Open source VPN software providers OpenVPN released an update Monday that patches a critical denial-of-service vulnerability.

An update for OpenVPN released on Monday patches a serious denial of service vulnerability present in the open source VPN software since 2005.

“It is also possible that even older versions are affected,” OpenVPN said in its advisory, clarifying that the flaw affects primarily OpenVPN 2.x versions. “However, only server availability is affected. Confidentiality and authenticity of traffic are not affected.”

The issue was reported to OpenVPN in late November by Dragana Damjanovic; the flaw allows a TLS-authenticated client to crash an OpenVPN server. An attacker would need to send a short, control channel packet to the server to trigger the vulnerability.

OpenVPN 2.3.6 was released yesterday and the fix was backported to the OpenVPN 2.2 branch, OpenVPN said. OpenVPN 3.x is not vulnerable, the group said. 3.x is used in most OpenVPN Connect clients for Android and iOS.

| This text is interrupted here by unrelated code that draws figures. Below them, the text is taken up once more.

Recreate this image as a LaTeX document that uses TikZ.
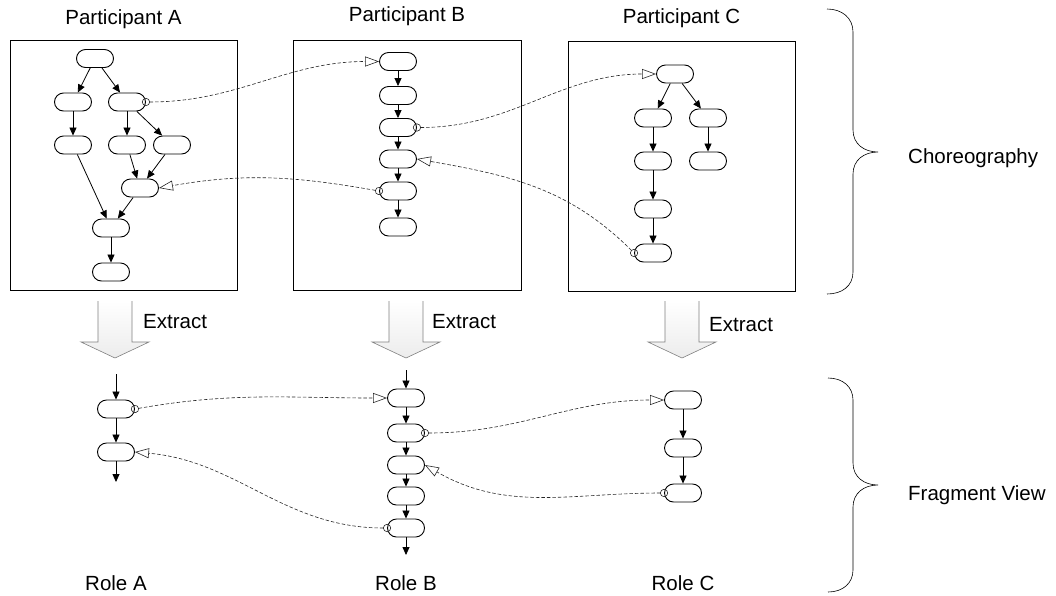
\documentclass[tikz,border=0pt]{standalone}
\usepackage{fontspec}
\setmainfont{Liberation Sans}
\usetikzlibrary{arrows.meta}
\tikzset{
 task/.style={draw, rounded corners=9pt, minimum width=37pt, minimum height=18pt, inner sep=0pt, line width=0.9pt},
 flow/.style={-{Triangle[length=8pt,width=7pt]}, line width=0.8pt},
 msg/.style={draw=black!85, line width=0.6pt, dash pattern=on 3.5pt off 2pt, {Circle[open,length=8pt,line width=0.6pt]}-{Triangle[open,length=14pt,width=10pt,line width=0.6pt]}, shorten <=-4pt},
 partbox/.style={draw, line width=0.8pt, minimum height=250pt, inner sep=0pt},
 lbl/.style={font=\fontsize{20.5}{24}\selectfont, anchor=base, inner sep=0pt},
 extract/.style={draw=gray, top color=white, bottom color=gray!15, line width=0.6pt},
 brace/.style={line width=0.6pt}
}
\begin{document}
\begin{tikzpicture}[x=1pt, y=1pt]
\useasboundingbox (0,0) rectangle (1056,-595);

 \node[partbox, minimum width=227pt] (boxA) at (123.5,-165) {};
 \node[partbox, minimum width=228pt] (boxB) at (407,-165) {};
 \node[partbox, minimum width=227pt] (boxC) at (681.5,-166) {};
 \node[lbl] (partA) at (123.5,-24) {Participant A};
 \node[lbl] (partB) at (407,-21) {Participant B};
 \node[lbl] (partC) at (681.5,-23) {Participant C};

 \node[task] (a1) at (95,-58.5) {};
 \node[task] (a2) at (73,-102) {};
 \node[task] (a3) at (127,-102) {};
 \node[task] (a4) at (73,-145) {};
 \node[task] (a5) at (127,-145) {};
 \node[task] (a6) at (172,-145) {};
 \node[task] (a7) at (140,-188) {};
 \node[task] (a8) at (111,-228) {};
 \node[task] (a9) at (111,-272) {};
\foreach \s/\t in {a1/a2,a1/a3,a2/a4,a3/a5,a3/a6,a4/a8,a5/a7,a6/a7,a7/a8,a8/a9}
 \draw[flow] (\s) -- (\t);

 \node[task] (b1) at (398,-61.5) {};
 \node[task] (b2) at (398,-95.5) {};
 \node[task] (b3) at (398,-127.5) {};
 \node[task] (b4) at (398,-159) {};
 \node[task] (b5) at (398,-191) {};
 \node[task] (b6) at (398,-227) {};
\foreach \s/\t in {b1/b2,b2/b3,b3/b4,b4/b5,b5/b6}
 \draw[flow] (\s) -- (\t);

 \node[task] (c1) at (675,-74) {};
 \node[task] (c2) at (653,-118) {};
 \node[task] (c3) at (708,-118) {};
 \node[task] (c4) at (653,-161) {};
 \node[task] (c5) at (708,-161) {};
 \node[task] (c6) at (653,-209) {};
 \node[task] (c7) at (653,-253) {};
\foreach \s/\t in {c1/c2,c1/c3,c2/c4,c3/c5,c4/c6,c6/c7}
 \draw[flow] (\s) -- (\t);

\draw[msg] (a3.east) to[out=0, in=180] (b1.west);
\draw[msg] (b3.east) to[out=0, in=180] (c1.west);
\draw[msg] (c7.west) to[out=135, in=-10] (b4.east);
\draw[msg] (b5.west) to[out=170, in=10] (a7.east);

\foreach \x in {115,406,682}
 \path[extract] (\x-17,-301) -- (\x-17,-342) -- (\x-34,-342) -- (\x,-358) -- (\x+34,-342) -- (\x+17,-342) -- (\x+17,-301);
 \node[lbl, anchor=base west] (exA) at (143,-328) {Extract};
 \node[lbl, anchor=base west] (exB) at (432,-328) {Extract};
 \node[lbl, anchor=base west] (exC) at (709,-331) {Extract};

 \coordinate (fain) at (116,-374);
 \node[task] (fa1) at (116,-409) {};
 \node[task] (fa2) at (116,-452) {};
 \coordinate (faout) at (116,-482);
\draw[flow] (fain) -- (fa1);
\draw[flow] (fa1) -- (fa2);
\draw[flow] (fa2) -- (faout);

 \coordinate (fbin) at (406,-370);
 \node[task] (fb1) at (406,-398) {};
 \node[task] (fb2) at (406,-433) {};
 \node[task] (fb3) at (406,-465) {};
 \node[task] (fb4) at (406,-496) {};
 \node[task] (fb5) at (406,-528) {};
 \coordinate (fbout) at (406,-555);
\foreach \s/\t in {fbin/fb1,fb1/fb2,fb2/fb3,fb3/fb4,fb4/fb5,fb5/fbout}
 \draw[flow] (\s) -- (\t);

 \node[task] (fc1) at (683,-400) {};
 \node[task] (fc2) at (683,-448) {};
 \node[task] (fc3) at (683,-493) {};
\draw[flow] (fc1) -- (fc2);
\draw[flow] (fc2) -- (fc3);

\draw[msg] (fa1.east) to[out=10, in=180] (fb1.west);
\draw[msg] (fb2.east) to[out=0, in=180] (fc1.west);
\draw[msg] (fc3.west) to[out=180, in=-30] (fb3.east);
\draw[msg] (fb5.west) to[out=180, in=-5] (fa2.east);

 \node[lbl] (roleA) at (116,-590) {Role A};
 \node[lbl] (roleB) at (406,-590) {Role B};
 \node[lbl] (roleC) at (683,-590) {Role C};

\draw[brace] (827,-9) .. controls (842,-9) and (853,-18) .. (853,-32) -- (853,-130)
 .. controls (853,-144) and (864,-152) .. (878,-152) .. controls (864,-152) and (853,-160) .. (853,-174)
 -- (853,-272) .. controls (853,-286) and (842,-294) .. (827,-294);
\draw[brace] (828,-378) .. controls (843,-378) and (853,-387) .. (853,-400) -- (853,-463)
 .. controls (853,-477) and (864,-485) .. (878,-485) .. controls (864,-485) and (853,-493) .. (853,-507)
 -- (853,-570) .. controls (853,-583) and (843,-592) .. (828,-592);
 \node[lbl, anchor=base west] (chor) at (908,-163) {Choreography};
 \node[lbl, anchor=base west] (frag) at (908,-500) {Fragment View};
 \end{tikzpicture}
\end{document}
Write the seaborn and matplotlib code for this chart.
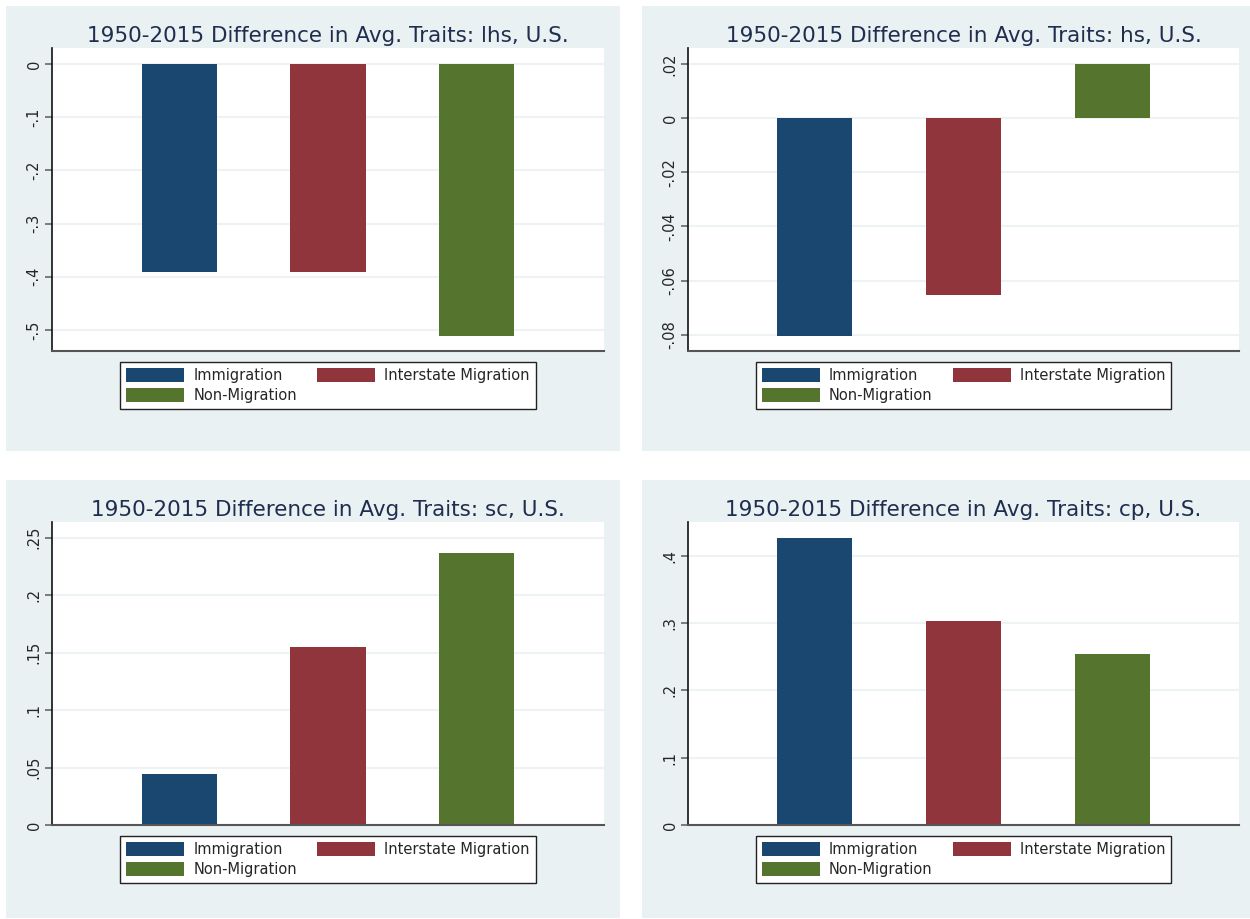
import matplotlib
matplotlib.use("Agg")
import matplotlib.pyplot as plt
from matplotlib.patches import Rectangle
from matplotlib.ticker import FuncFormatter
import seaborn as sns
import pandas as pd

# %%--  Data
categories = ["Immigration", "Interstate Migration", "Non-Migration"]
lhs_vals = [-0.3915, -0.3915, -0.512]
hs_vals = [-0.0806, -0.0654, 0.0201]
sc_vals = [0.0448, 0.1548, 0.2367]
cp_vals = [0.4257, 0.3024, 0.2538]

lhs_ticks = [0, -0.1, -0.2, -0.3, -0.4, -0.5]
hs_ticks = [0.02, 0, -0.02, -0.04, -0.06, -0.08]
sc_ticks = [0, 0.05, 0.1, 0.15, 0.2, 0.25]
cp_ticks = [0, 0.1, 0.2, 0.3, 0.4]
# %%-

# %%--  Style
sns.set_theme(style="white")
plt.rcParams['font.family'] = ['DejaVu Sans']
colors = ["#1A476F", "#90353B", "#55752F"]
BG = "#EAF1F3"
TITLE_COL = "#1F2E4F"

def stata_fmt(v, pos):
    s = f"{round(v, 6):g}"
    return s.replace("0.", ".")

panels = [
    # trait, values, ticks, ylim, axes rect, background rect (px from top-left)
    ("lhs", lhs_vals, lhs_ticks, (-0.5395, 0.030), (52, 48, 604, 351), (6, 6, 620, 451)),
    ("hs", hs_vals, hs_ticks, (-0.0860, 0.0259), (688, 48, 1239, 351), (642, 6, 1250, 451)),
    ("sc", sc_vals, sc_ticks, (0, 0.2637), (52, 522, 604, 825), (6, 480, 620, 918)),
    ("cp", cp_vals, cp_ticks, (0, 0.450), (688, 522, 1239, 825), (642, 480, 1250, 918)),
]
# %%-

# %%--  Plot
W, H = 1250, 919
fig = plt.figure(figsize=(W / 100, H / 100), dpi=100)
fig.patch.set_facecolor("white")

for trait, vals, ticks, ylim, arect, brect in panels:
    # panel background
    x0, y0, x1, y1 = brect
    fig.add_artist(Rectangle((x0 / W, 1 - y1 / H), (x1 - x0) / W, (y1 - y0) / H,
                             transform=fig.transFigure, facecolor=BG,
                             edgecolor="none", zorder=-5))
    x0, y0, x1, y1 = arect
    ax = fig.add_axes([x0 / W, 1 - y1 / H, (x1 - x0) / W, (y1 - y0) / H])
    ax.set_facecolor("white")

    df = pd.DataFrame({"group": categories, "value": vals})
    sns.barplot(data=df, x="group", y="value", hue="group", hue_order=categories,
                order=categories, palette=colors, width=0.505, linewidth=0,
                saturation=1, legend=True, ax=ax)

    ax.set_xlim(-0.854, 2.854)
    ax.set_ylim(*ylim)
    ax.set_yticks(ticks)
    ax.yaxis.set_major_formatter(FuncFormatter(stata_fmt))
    ax.grid(axis="y", color="#EDF3F4", linewidth=1.5, zorder=0)
    ax.set_axisbelow(True)
    ax.set_xticks([])
    ax.set_xlabel("")
    ax.set_ylabel("")
    for side in ["top", "right"]:
        ax.spines[side].set_visible(False)
    ax.spines["left"].set_color("#111111")
    ax.spines["left"].set_linewidth(1.2)
    ax.spines["bottom"].set_color("#555555")
    ax.spines["bottom"].set_linewidth(1.5)
    ax.tick_params(axis="y", direction="out", length=5, width=1.2, color="#666666",
                   labelsize=10.5, pad=2.5, left=True)
    for lab in ax.get_yticklabels():
        lab.set_rotation(90)
        lab.set_va("center")
    ax.set_title(f"1950-2015 Difference in Avg. Traits: {trait}, U.S.",
                 fontsize=15.5, color=TITLE_COL, pad=4)

    # row-wise legend order (matplotlib fills columns first)
    old = ax.get_legend()
    handles = old.legend_handles
    labels = [t.get_text() for t in old.get_texts()]
    old.remove()
    order = [0, 2, 1]
    leg = ax.legend([handles[i] for i in order], [labels[i] for i in order],
                    loc="upper center", bbox_to_anchor=(0.5, -0.036),
                    borderaxespad=0, ncol=2, fontsize=10.5, frameon=True,
                    fancybox=False, edgecolor="#222222", framealpha=1,
                    handlelength=3.98, handleheight=1.1, handletextpad=0.62,
                    columnspacing=1.37, labelspacing=0.34, borderpad=0.42)
    leg.get_frame().set_linewidth(1.0)

plt.savefig("out.png", dpi=100)
# %%-
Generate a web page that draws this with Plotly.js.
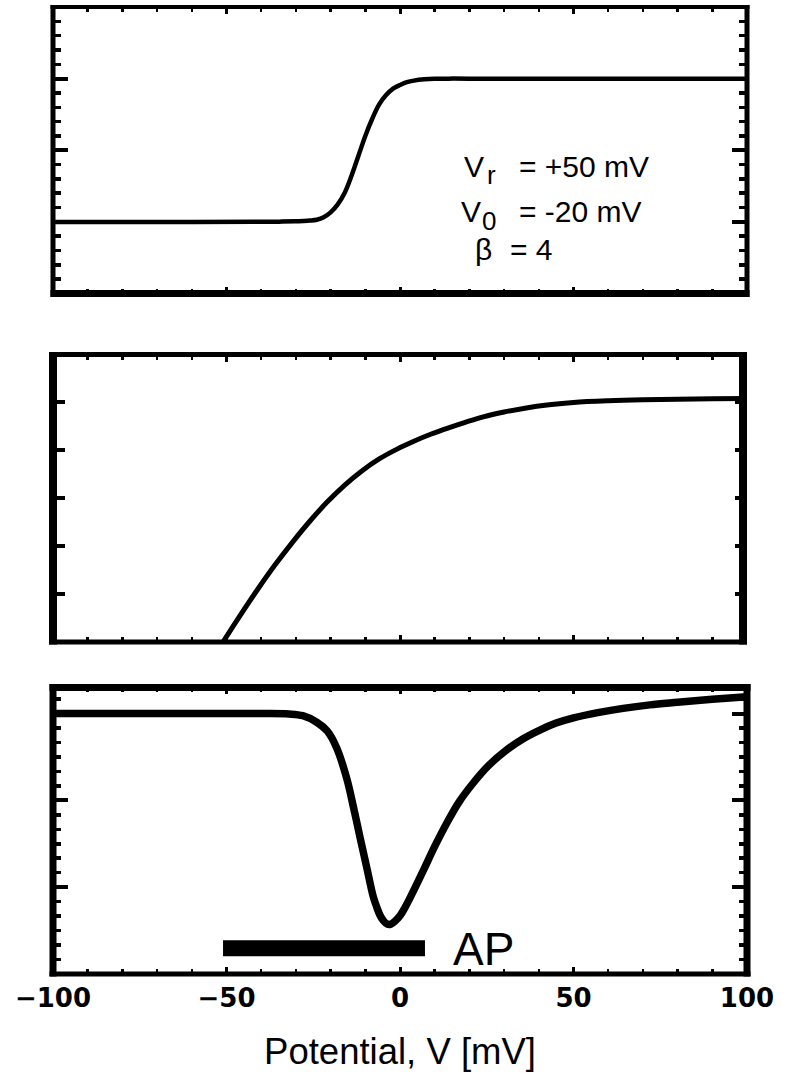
<!DOCTYPE html>
<html>
<head>
<meta charset="utf-8">
<script src="https://cdn.plot.ly/plotly-3.0.1.min.js"></script>
<style>
  html, body { margin: 0; padding: 0; background: #fff; }
  #chart { width: 789px; height: 1076px; }
</style>
</head>
<body>
<div id="chart"></div>
<script>
// Potential axis ticks (mV)
const tickVals = [-100, -50, 0, 50, 100];
const tickText = ['\u2212100', '\u221250', '0', '50', '100'];

// Upper panel: steady-state sigmoid (0 -> 1)
const sigV = [-100, -60, -40, -34, -30, -28, -26, -24, -22, -20, -18, -16, -14, -12, -10, -8, -6, -4, -2, 0, 2, 4, 7, 10, 14, 20, 100];
const sigY = [0, 0, 0.001, 0.002, 0.004, 0.006, 0.009, 0.015, 0.032, 0.066, 0.12, 0.20, 0.32, 0.46, 0.60, 0.72, 0.82, 0.885, 0.93, 0.955, 0.975, 0.986, 0.995, 0.999, 1.0, 1.0, 1.0];

// Middle panel: rising, saturating curve
const midV = [-53, -51, -46, -41, -36, -31, -26, -21, -16, -11, -6, -1, 4, 9, 14, 19, 24, 30, 36, 43, 50, 60, 70, 80, 90, 100];
const midY = [-0.23, 0, 0.56, 1.10, 1.61, 2.08, 2.52, 2.92, 3.27, 3.57, 3.82, 4.02, 4.19, 4.34, 4.47, 4.59, 4.70, 4.80, 4.88, 4.95, 5.00, 5.035, 5.055, 5.065, 5.075, 5.08];

// Lower panel: curve with a dip near 0 mV
const lowV = [-100, -60, -40, -32, -28, -24, -21, -18.3, -15.4, -13.4, -11.5, -9.6, -7.7, -6.7, -5.8, -4.8, -3.7, -2.6, -1.4, 0, 1.5, 3, 6.7, 10, 13.5, 17, 21.1, 25.5, 30.7, 35.5, 40.3, 45, 50, 57, 64.3, 72, 80, 90, 100];
const lowY = [3.0, 3.0, 3.0, 2.995, 2.975, 2.90, 2.80, 2.61, 2.26, 1.92, 1.57, 1.23, 0.89, 0.77, 0.68, 0.615, 0.575, 0.575, 0.61, 0.67, 0.77, 0.885, 1.19, 1.47, 1.74, 1.98, 2.20, 2.40, 2.58, 2.71, 2.81, 2.89, 2.95, 3.01, 3.06, 3.10, 3.13, 3.165, 3.195];

// Action potential range bar
const apV = [-51, 7.2];
const apLevel = [0.297, 0.297];

// Parameter legend of the upper panel
const paramMain = ['V', 'V', '\u03b2'];
const paramSub = ['r', '0', ''];
const paramValue = ['= +50 mV', '= -20 mV', '= 4'];

const TEXT_FONT = 'Liberation Sans, Arial, Helvetica, sans-serif';

function xAxis(anchor, showLabels) {
  return {
    anchor: anchor, domain: [0, 1], range: [-100, 100],
    tickmode: 'array', tickvals: tickVals, ticktext: tickText,
    showticklabels: showLabels,
    ticks: 'inside', ticklen: 7, tickwidth: 3, tickcolor: '#000',
    mirror: 'ticks', showline: false, showgrid: false, zeroline: false,
    minor: { dtick: 10, tick0: 0, ticks: 'inside', ticklen: 5, tickwidth: 2.5, tickcolor: '#000', showgrid: false },
    tickfont: { family: 'DejaVu Sans', size: 26, weight: 'bold', color: '#000' },
    ticklabelstandoff: 6
  };
}

function yAxis(anchor, domain, range, dtick, tlen, minorDtick) {
  const ax = {
    anchor: anchor, domain: domain, range: range,
    tickmode: 'linear', tick0: 0, dtick: dtick, showticklabels: false,
    ticks: 'inside', ticklen: tlen, tickwidth: 4, tickcolor: '#000',
    mirror: 'ticks', showline: false, showgrid: false, zeroline: false
  };
  if (minorDtick) {
    ax.minor = { dtick: minorDtick, tick0: 0, ticks: 'inside', ticklen: 8, tickwidth: 3.5, tickcolor: '#000', showgrid: false };
  }
  return ax;
}

// Panel frames: border widths per side, right inset (px), panel height (px)
const PW = 694;
const frames = [
  { s: '', w: { t: 4, b: 7, l: 5, r: 5 }, rin: 0, ph: 286.5 },
  { s: '2', w: { t: 5, b: 5, l: 8, r: 8 }, rin: 4, ph: 287.5 },
  { s: '3', w: { t: 7, b: 5, l: 7, r: 7 }, rin: 0, ph: 286.5 }
];
const shapes = [];
frames.forEach(f => {
  const xr = 'x' + f.s + ' domain', yr = 'y' + f.s + ' domain';
  const xl = 0, xrgt = 1 - f.rin / PW;
  const exL = f.w.l / 2 / PW, exR = f.w.r / 2 / PW;
  const exB = f.w.b / 2 / f.ph, exT = f.w.t / 2 / f.ph;
  const ln = w => ({ color: '#000', width: w });
  shapes.push({ type: 'line', xref: xr, yref: yr, x0: xl - exL, x1: xrgt + exR, y0: 0, y1: 0, line: ln(f.w.b) });
  shapes.push({ type: 'line', xref: xr, yref: yr, x0: xl - exL, x1: xrgt + exR, y0: 1, y1: 1, line: ln(f.w.t) });
  shapes.push({ type: 'line', xref: xr, yref: yr, x0: xl, x1: xl, y0: -exB, y1: 1 + exT, line: ln(f.w.l) });
  shapes.push({ type: 'line', xref: xr, yref: yr, x0: xrgt, x1: xrgt, y0: -exB, y1: 1 + exT, line: ln(f.w.r) });
});

const traces = [
  { x: sigV, y: sigY, xaxis: 'x', yaxis: 'y', mode: 'lines', line: { color: '#000', width: 4.5, shape: 'spline', smoothing: 1 }, hoverinfo: 'skip' },
  { x: midV, y: midY, xaxis: 'x2', yaxis: 'y2', mode: 'lines', line: { color: '#000', width: 5, shape: 'spline', smoothing: 1 }, hoverinfo: 'skip' },
  { x: lowV, y: lowY, xaxis: 'x3', yaxis: 'y3', mode: 'lines', line: { color: '#000', width: 7.5, shape: 'spline', smoothing: 1 }, hoverinfo: 'skip' },
  { x: apV, y: apLevel, xaxis: 'x3', yaxis: 'y3', mode: 'lines', line: { color: '#000', width: 16 }, hoverinfo: 'skip' }
];

// Parameter text placed in the upper panel's data coordinates
const mainX = [17.9, 17.1, 20.9];
const mainY = [0.390, 0.075, -0.193];
const subX = [24.6, 23.0];
const subY = [0.33, 0.005];
const valX = [33.6, 33.6, 31.2];

const annotations = [];
paramMain.forEach((m, i) => {
  annotations.push({ xref: 'x', yref: 'y', x: mainX[i], y: mainY[i], xanchor: 'left', yanchor: 'middle', showarrow: false,
    text: m, font: { family: TEXT_FONT, size: 30, color: '#000' } });
  if (paramSub[i]) {
    annotations.push({ xref: 'x', yref: 'y', x: subX[i], y: subY[i], xanchor: 'left', yanchor: 'middle', showarrow: false,
      text: paramSub[i], font: { family: TEXT_FONT, size: 26, color: '#000' } });
  }
  annotations.push({ xref: 'x', yref: 'y', x: valX[i], y: mainY[i], xanchor: 'left', yanchor: 'middle', showarrow: false,
    text: paramValue[i], font: { family: TEXT_FONT, size: 30, color: '#000' } });
});
annotations.push({ xref: 'x3', yref: 'y3', x: 14.6, y: 0.29, xanchor: 'left', yanchor: 'middle', showarrow: false,
  text: 'AP', font: { family: TEXT_FONT, size: 46, color: '#000' } });

const xa3 = xAxis('y3', true);
xa3.title = { text: 'Potential, V [mV]', font: { family: TEXT_FONT, size: 36.5, color: '#000' }, standoff: 26 };

const layout = {
  width: 789, height: 1076,
  margin: { l: 53, r: 42, t: 7, b: 102, pad: 0 },
  paper_bgcolor: '#fff', plot_bgcolor: '#fff',
  showlegend: false,
  xaxis: xAxis('y', false),
  xaxis2: xAxis('y2', false),
  xaxis3: xa3,
  yaxis: yAxis('x', [0.7037, 1], [-0.5, 1.5], 0.5, 15, 0.1),
  yaxis2: yAxis('x2', [0.34333, 0.64064], [0, 6], 1, 12, null),
  yaxis3: yAxis('x3', [0, 0.29628], [0, 3.3], 1, 15, 1 / 6),
  shapes: shapes,
  annotations: annotations
};

Plotly.newPlot('chart', traces, layout, { staticPlot: true, displayModeBar: false });
</script>
</body>
</html>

“Only tls-authenticated clients can trigger the vulnerability in the OpenVPN server,” the advisory said. “Thus both client certificates and TLS auth will protect against this exploit as long as all OpenVPN clients can be trusted to not be compromised and/or malicious.”

VPN service providers are most in harm’s way with this vulnerability, OpenVPN said. The group said that it is not aware of any public exploits of the vulnerability, despite its ease of exploitation.

“You should upgrade to it as soon as possible, especially if you suspect some clients might be malicious,” OpenVPN said.